Some of Charlie Chan’s popularity in the US might also have had something to do with the fact that a rising Japan had replaced Chinese as the “Yellow Peril” in the minds of many Americans. This made Charlie Chan a sort of compensation for Chinese people as US-Japan tensions escalated in the run-up to Pear Harbor.
During the Golden Age of Hollywood, films about China also enjoyed traction with US audiences due to their exotic flavors, like “Shanghai Express” and “The Bitter Tea of General Yen.” “The Good Earth,” based on the 1931 novel of the same name by Nobel Prize-winning author Pearl S. Buck, was an exception. The film heroically portrayed the Chinese farmer’s struggle against the harshness of life.
But MGM refused to let the famous Chinese-American actress Anna May Wong play the heroine, because the US Hays Code in effect at the time prohibited interracial marriage, and the hero was played by the famous white actor Paul Muni.
MGM then asked Wong to play the villain. She refused in what went down as the most famous case of racial discrimination in the history of Hollywood.
Wong usually played salacious women in her films, which was also stereotypical of Hollywood’s portrayal of Asian women. “The World of Suzie Wong” was such a film. An American artist meets a Chinese girl while traveling in Hong Kong and they fall in love.
In this kind of film, Chinese women could never resist the masculinity of white men, who contrasted favorably with a racial stereotype of weak Chinese men.
Enter The Dragon
The situation changed somewhat after the introduction of Bruce Lee’s films and Hong Kong-produced Kung fu films, which modified the image of Chinese men in US movies to a degree.
However, Lee’s films perpetuated another stereotype in US films. Henceforth, when a Chinese guy was featured, he had to be shown as a Kung fu master. Jackie Chan, Jet Li, and Chow Yun Fat’s presence in Hollywood reinforced this image.
As a Chinese actor, Jackie Chan’s success in Hollywood is unmatched. Just like Charlie Chan, there’s nothing that he cannot handle. The difference is that he uses his fists while Charlie uses his brain.
After all, they share the same mission — protecting the white-dominated society.
A major problem of Jackie Chan’s image is that he is never sexually attractive to white females, maybe partly because of language barriers, and partly because he seems to have no interest in it.
Thus, as successful as he is, he is still objectified and is not a “person.” He’s good at kicking ass, but he does not love and care.

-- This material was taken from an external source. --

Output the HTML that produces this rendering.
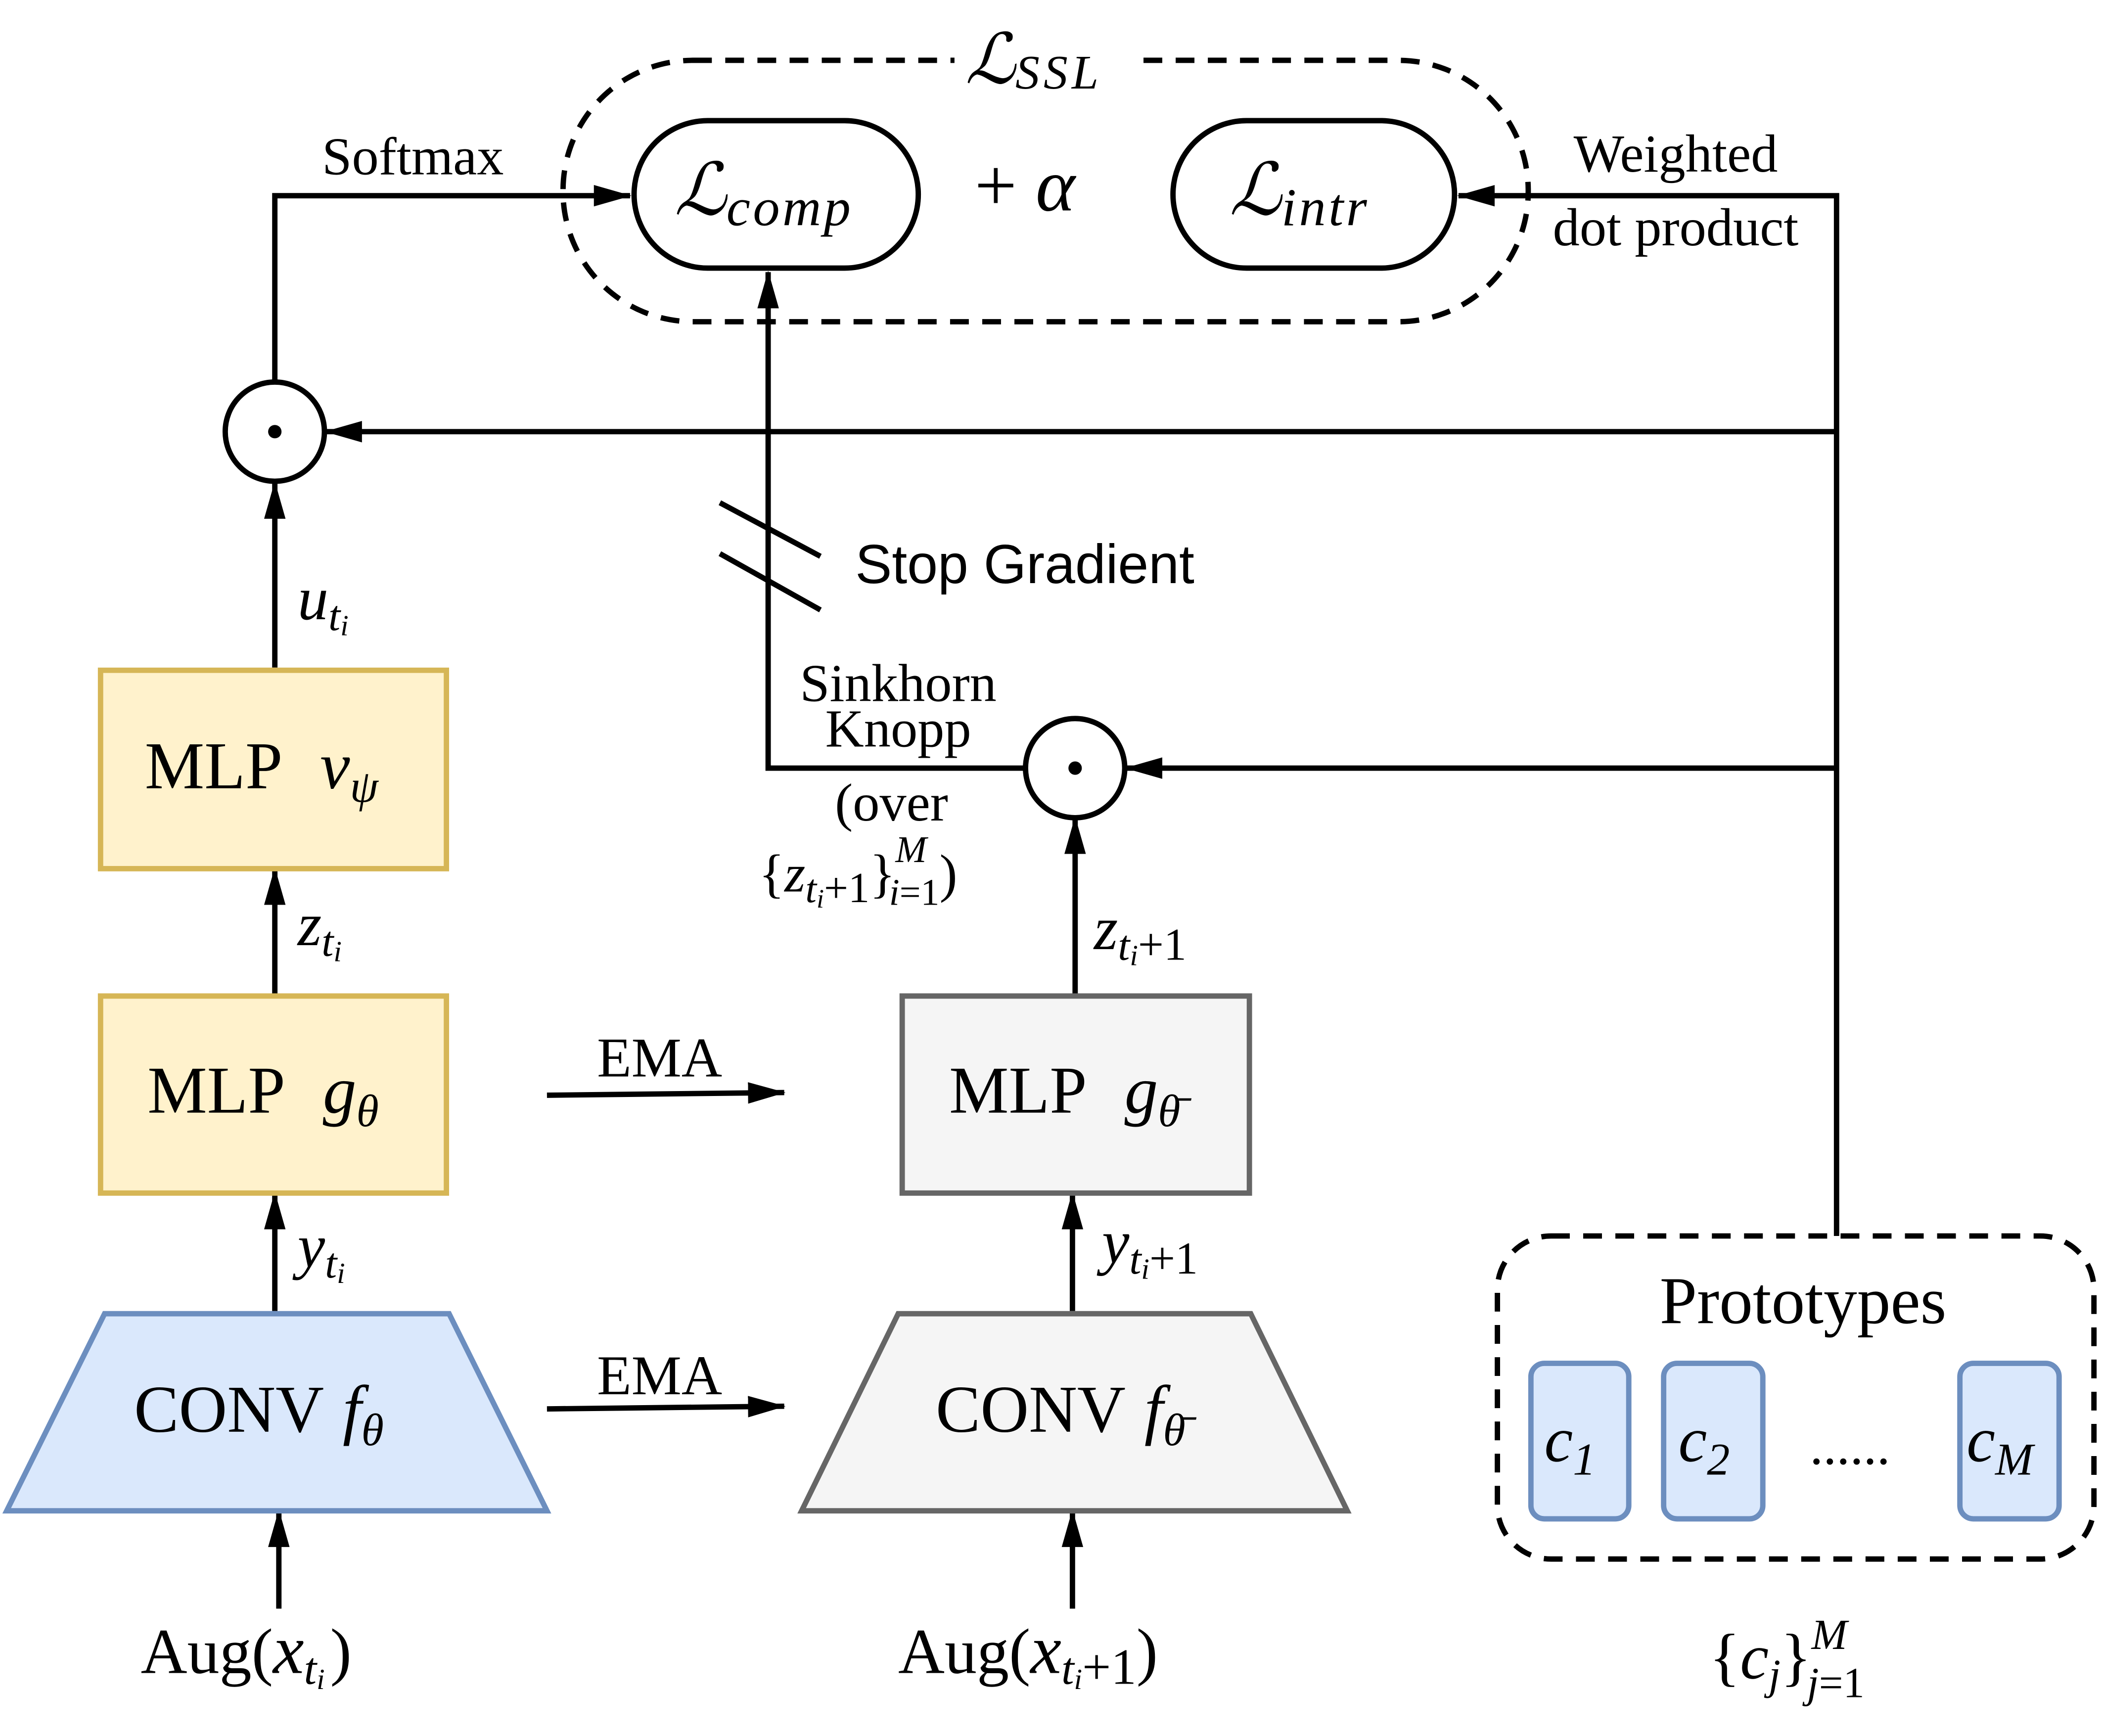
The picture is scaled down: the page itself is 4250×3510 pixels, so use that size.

“Anna and the King of Siam” starring Chow Yun Fat and Jodie Foster represents a breakthrough for Asian actors. Though Chow played a king of Siam, not Chinese, it was still unusual for an Asian actor to play with a top-notch white actress in a love story. But the film was not popular, and Chow never repeated the role in other films.
Money talks
But another inescapable fact is that Hollywood’s film industry has become a globalized business. Producers still know how to manipulate the images of foreigners to US audiences. If a country or group of people is at war with the US, it will be portrayed badly in films as in the case of Germany and Japan during World War II.
But Hollywood also is very cognizant of the fact that the overseas movie box office is twice as big as the one in the states. Producers know they must tread carefully with the influences of their films in the international arena.
In China’s case, the commercial success of films like “Avatar,” “Transformers,” and “Fast and Furious” have proved that China is replacing Japan and UK as Hollywood’s largest overseas market. Thus, US producers must rethink their portrayal of China and the Chinese.
It’s perhaps not surprising against this backdrop that people are noticing a change in how Chinese are portrayed in US movies.